> **Requirement**: Transcribe the material in full. Nothing should differ except that the pictures are left out.

☆ ☆ ☆ ☆ ☆ ☆ ☆

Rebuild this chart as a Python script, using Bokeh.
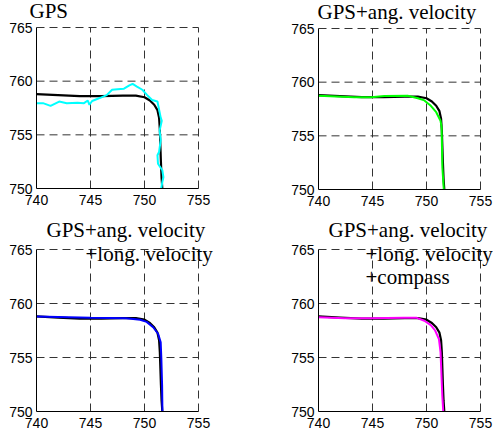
from bokeh.plotting import figure
from bokeh.layouts import column, row
from bokeh.models import Range1d, FixedTicker, Label
from bokeh.embed import file_html
from bokeh.resources import INLINE

# ---- data -------------------------------------------------------------
x_ticks = [740, 745, 750, 755]
y_ticks = [750, 755, 760, 765]

# reference trajectory (black)
ref_x = [740.0, 742.0, 744.0, 746.0, 748.0, 749.2, 750.0, 750.5, 750.9,
         751.2, 751.35, 751.42, 751.47, 751.52, 751.58, 751.65]
ref_y = [758.8, 758.7, 758.6, 758.6, 758.65, 758.65, 758.5, 758.2, 757.8,
         757.3, 756.6, 755.5, 754.0, 752.5, 751.0, 750.0]

# GPS only (cyan)
gps_x = [740.0, 740.6, 741.3, 742.1, 742.8, 743.8, 744.4, 744.75, 744.9,
         745.15, 745.9, 746.5, 747.0, 747.5, 748.1, 748.6, 748.9, 749.3,
         749.8, 750.25, 750.7, 751.2, 751.3, 751.5, 751.6, 751.4, 751.5,
         751.35, 751.2, 751.25, 751.65, 751.75, 751.65, 751.55]
gps_y = [757.95, 757.95, 757.7, 758.1, 757.95, 758.0, 757.95, 758.2, 757.8,
         758.15, 758.45, 758.7, 759.2, 759.25, 759.3, 759.6, 759.75, 759.5,
         759.2, 758.7, 758.25, 758.1, 757.6, 756.6, 756.3, 755.4, 754.5,
         753.4, 753.1, 752.3, 751.7, 751.05, 750.6, 750.0]

# GPS + angular velocity (green)
ang_x = [740.0, 743.3, 744.86, 746.1, 748.26, 749.2, 749.8, 750.4, 750.9,
         751.3, 751.4, 751.44, 751.47, 751.6]
ang_y = [758.74, 758.6, 758.6, 758.7, 758.74, 758.5, 758.3, 757.8, 757.2,
         756.4, 755.8, 753.6, 752.05, 750.0]

# GPS + angular velocity + longitudinal velocity (blue)
lon_x = [740.0, 745.0, 748.3, 749.6, 750.2, 750.8, 751.26, 751.5, 751.56,
         751.63, 751.66]
lon_y = [758.8, 758.67, 758.64, 758.5, 758.3, 757.8, 757.2, 756.4, 754.9,
         752.4, 750.0]

# GPS + angular velocity + longitudinal velocity + compass (magenta)
cmp_x = [740.0, 742.4, 744.8, 747.9, 749.1, 749.8, 750.4, 750.8, 751.15,
         751.3, 751.36, 751.46, 751.55]
cmp_y = [758.73, 758.64, 758.64, 758.67, 758.67, 758.4, 758.0, 757.5, 756.7,
         755.5, 754.0, 751.5, 750.0]

panels = [
    (["GPS"], gps_x, gps_y, "#00FFFF"),
    (["GPS+ang. velocity"], ang_x, ang_y, "#00FF00"),
    (["GPS+ang. velocity", "+long. velocity"], lon_x, lon_y, "#0000FF"),
    (["GPS+ang. velocity", "+long. velocity", "+compass"], cmp_x, cmp_y, "#FF00FF"),
]

# ---- layout -----------------------------------------------------------
FIG_H = 219
DATA_W = 162
# (fig width, px of x=740 from left, px of y=765 from top, data height px)
geom = [
    (246, 36, 27, 161),
    (247, 72, 28, 161),
    (246, 36, 30, 162),
    (247, 72, 30, 162),
]
# title lines: (left px, baseline px from the top of each figure)
title_pos = [
    [(29, 17.3)],
    [(71, 18.3)],
    [(46, 17.3), (85, 40.7)],
    [(82, 17.3), (119, 40.7), (119, 64)],
]
BASE_SHIFT = 6.5

x_lo, x_hi = x_ticks[0], x_ticks[-1]
y_lo, y_hi = y_ticks[0], y_ticks[-1]
sx = (x_hi - x_lo) / DATA_W

figs = []
for i, (titles, xs, ys, col) in enumerate(panels):
    w, l, t, dh = geom[i]
    sy = (y_hi - y_lo) / dh
    xr = Range1d(x_lo - l * sx, x_lo + (w - l) * sx)
    yr = Range1d(y_lo - (FIG_H - t - dh) * sy, y_hi + t * sy)
    p = figure(width=w, height=FIG_H, output_backend="svg", toolbar_location=None,
               x_range=xr, y_range=yr, min_border=0,
               min_border_left=0, min_border_right=0,
               min_border_top=0, min_border_bottom=0)
    p.outline_line_color = None
    p.background_fill_color = "white"
    p.border_fill_color = "white"
    p.xgrid.visible = False
    p.ygrid.visible = False
    p.xaxis.ticker = FixedTicker(ticks=x_ticks)
    p.yaxis.ticker = FixedTicker(ticks=y_ticks)
    p.xaxis.bounds = (x_lo, x_hi)
    p.yaxis.bounds = (y_lo, y_hi)
    p.xaxis.fixed_location = y_lo
    p.yaxis.fixed_location = x_lo
    for ax in (p.xaxis[0], p.yaxis[0]):
        ax.major_tick_in = 0
        ax.major_tick_out = 0
        ax.minor_tick_in = 0
        ax.minor_tick_out = 0
        ax.axis_line_color = "black"
        ax.axis_line_width = 1
        ax.major_label_text_font = "Liberation Sans"
        ax.major_label_text_font_size = "14px"
        ax.major_label_text_color = "black"
    p.xaxis.major_label_standoff = 6
    p.yaxis.major_label_standoff = 4

    # dashed grid (drawn from the tick arrays, limited to the data box)
    gx = x_ticks[1:]
    gy = y_ticks[1:]
    p.segment(x0=gx, y0=[y_lo] * len(gx), x1=gx, y1=[y_hi] * len(gx),
              line_color="#333333", line_width=1, line_dash="8 5")
    p.segment(x0=[x_lo] * len(gy), y0=gy, x1=[x_hi] * len(gy), y1=gy,
              line_color="#333333", line_width=1, line_dash="8 5")

    p.line(ref_x, ref_y, line_color="black", line_width=2.2)
    p.line(xs, ys, line_color=col, line_width=2)

    for txt, (tx, ty) in zip(titles, title_pos[i]):
        p.add_layout(Label(x=tx, y=FIG_H - ty + BASE_SHIFT,
                           x_units="screen", y_units="screen",
                           text=txt, text_font="Liberation Serif",
                           text_font_size="21px", text_color="black",
                           text_baseline="alphabetic"))
    figs.append(p)

layout = column(row(figs[0], figs[1]), row(figs[2], figs[3]))

open("out.html", "w").write(file_html(layout, INLINE))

☆ ☆ ☆ ☆ ☆ ☆ ☆

> **Expected answer**:
Rebuild this chart as a Python script, using Bokeh.
from bokeh.plotting import figure
from bokeh.layouts import column, row
from bokeh.models import Range1d, FixedTicker, Label
from bokeh.embed import file_html
from bokeh.resources import INLINE

# ---- data -------------------------------------------------------------
x_ticks = [740, 745, 750, 755]
y_ticks = [750, 755, 760, 765]

# reference trajectory (black)
ref_x = [740.0, 742.0, 744.0, 746.0, 748.0, 749.2, 750.0, 750.5, 750.9,
         751.2, 751.35, 751.42, 751.47, 751.52, 751.58, 751.65]
ref_y = [758.8, 758.7, 758.6, 758.6, 758.65, 758.65, 758.5, 758.2, 757.8,
         757.3, 756.6, 755.5, 754.0, 752.5, 751.0, 750.0]

# GPS only (cyan)
gps_x = [740.0, 740.6, 741.3, 742.1, 742.8, 743.8, 744.4, 744.75, 744.9,
         745.15, 745.9, 746.5, 747.0, 747.5, 748.1, 748.6, 748.9, 749.3,
         749.8, 750.25, 750.7, 751.2, 751.3, 751.5, 751.6, 751.4, 751.5,
         751.35, 751.2, 751.25, 751.65, 751.75, 751.65, 751.55]
gps_y = [757.95, 757.95, 757.7, 758.1, 757.95, 758.0, 757.95, 758.2, 757.8,
         758.15, 758.45, 758.7, 759.2, 759.25, 759.3, 759.6, 759.75, 759.5,
         759.2, 758.7, 758.25, 758.1, 757.6, 756.6, 756.3, 755.4, 754.5,
         753.4, 753.1, 752.3, 751.7, 751.05, 750.6, 750.0]

# GPS + angular velocity (green)
ang_x = [740.0, 743.3, 744.86, 746.1, 748.26, 749.2, 749.8, 750.4, 750.9,
         751.3, 751.4, 751.44, 751.47, 751.6]
ang_y = [758.74, 758.6, 758.6, 758.7, 758.74, 758.5, 758.3, 757.8, 757.2,
         756.4, 755.8, 753.6, 752.05, 750.0]

# GPS + angular velocity + longitudinal velocity (blue)
lon_x = [740.0, 745.0, 748.3, 749.6, 750.2, 750.8, 751.26, 751.5, 751.56,
         751.63, 751.66]
lon_y = [758.8, 758.67, 758.64, 758.5, 758.3, 757.8, 757.2, 756.4, 754.9,
         752.4, 750.0]

# GPS + angular velocity + longitudinal velocity + compass (magenta)
cmp_x = [740.0, 742.4, 744.8, 747.9, 749.1, 749.8, 750.4, 750.8, 751.15,
         751.3, 751.36, 751.46, 751.55]
cmp_y = [758.73, 758.64, 758.64, 758.67, 758.67, 758.4, 758.0, 757.5, 756.7,
         755.5, 754.0, 751.5, 750.0]

panels = [
    (["GPS"], gps_x, gps_y, "#00FFFF"),
    (["GPS+ang. velocity"], ang_x, ang_y, "#00FF00"),
    (["GPS+ang. velocity", "+long. velocity"], lon_x, lon_y, "#0000FF"),
    (["GPS+ang. velocity", "+long. velocity", "+compass"], cmp_x, cmp_y, "#FF00FF"),
]

# ---- layout -----------------------------------------------------------
FIG_H = 219
DATA_W = 162
# (fig width, px of x=740 from left, px of y=765 from top, data height px)
geom = [
    (246, 36, 27, 161),
    (247, 72, 28, 161),
    (246, 36, 30, 162),
    (247, 72, 30, 162),
]
# title lines: (left px, baseline px from the top of each figure)
title_pos = [
    [(29, 17.3)],
    [(71, 18.3)],
    [(46, 17.3), (85, 40.7)],
    [(82, 17.3), (119, 40.7), (119, 64)],
]
BASE_SHIFT = 6.5

x_lo, x_hi = x_ticks[0], x_ticks[-1]
y_lo, y_hi = y_ticks[0], y_ticks[-1]
sx = (x_hi - x_lo) / DATA_W

figs = []
for i, (titles, xs, ys, col) in enumerate(panels):
    w, l, t, dh = geom[i]
    sy = (y_hi - y_lo) / dh
    xr = Range1d(x_lo - l * sx, x_lo + (w - l) * sx)
    yr = Range1d(y_lo - (FIG_H - t - dh) * sy, y_hi + t * sy)
    p = figure(width=w, height=FIG_H, output_backend="svg", toolbar_location=None,
               x_range=xr, y_range=yr, min_border=0,
               min_border_left=0, min_border_right=0,
               min_border_top=0, min_border_bottom=0)
    p.outline_line_color = None
    p.background_fill_color = "white"
    p.border_fill_color = "white"
    p.xgrid.visible = False
    p.ygrid.visible = False
    p.xaxis.ticker = FixedTicker(ticks=x_ticks)
    p.yaxis.ticker = FixedTicker(ticks=y_ticks)
    p.xaxis.bounds = (x_lo, x_hi)
    p.yaxis.bounds = (y_lo, y_hi)
    p.xaxis.fixed_location = y_lo
    p.yaxis.fixed_location = x_lo
    for ax in (p.xaxis[0], p.yaxis[0]):
        ax.major_tick_in = 0
        ax.major_tick_out = 0
        ax.minor_tick_in = 0
        ax.minor_tick_out = 0
        ax.axis_line_color = "black"
        ax.axis_line_width = 1
        ax.major_label_text_font = "Liberation Sans"
        ax.major_label_text_font_size = "14px"
        ax.major_label_text_color = "black"
    p.xaxis.major_label_standoff = 6
    p.yaxis.major_label_standoff = 4

    # dashed grid (drawn from the tick arrays, limited to the data box)
    gx = x_ticks[1:]
    gy = y_ticks[1:]
    p.segment(x0=gx, y0=[y_lo] * len(gx), x1=gx, y1=[y_hi] * len(gx),
              line_color="#333333", line_width=1, line_dash="8 5")
    p.segment(x0=[x_lo] * len(gy), y0=gy, x1=[x_hi] * len(gy), y1=gy,
              line_color="#333333", line_width=1, line_dash="8 5")

    p.line(ref_x, ref_y, line_color="black", line_width=2.2)
    p.line(xs, ys, line_color=col, line_width=2)

    for txt, (tx, ty) in zip(titles, title_pos[i]):
        p.add_layout(Label(x=tx, y=FIG_H - ty + BASE_SHIFT,
                           x_units="screen", y_units="screen",
                           text=txt, text_font="Liberation Serif",
                           text_font_size="21px", text_color="black",
                           text_baseline="alphabetic"))
    figs.append(p)

layout = column(row(figs[0], figs[1]), row(figs[2], figs[3]))

open("out.html", "w").write(file_html(layout, INLINE))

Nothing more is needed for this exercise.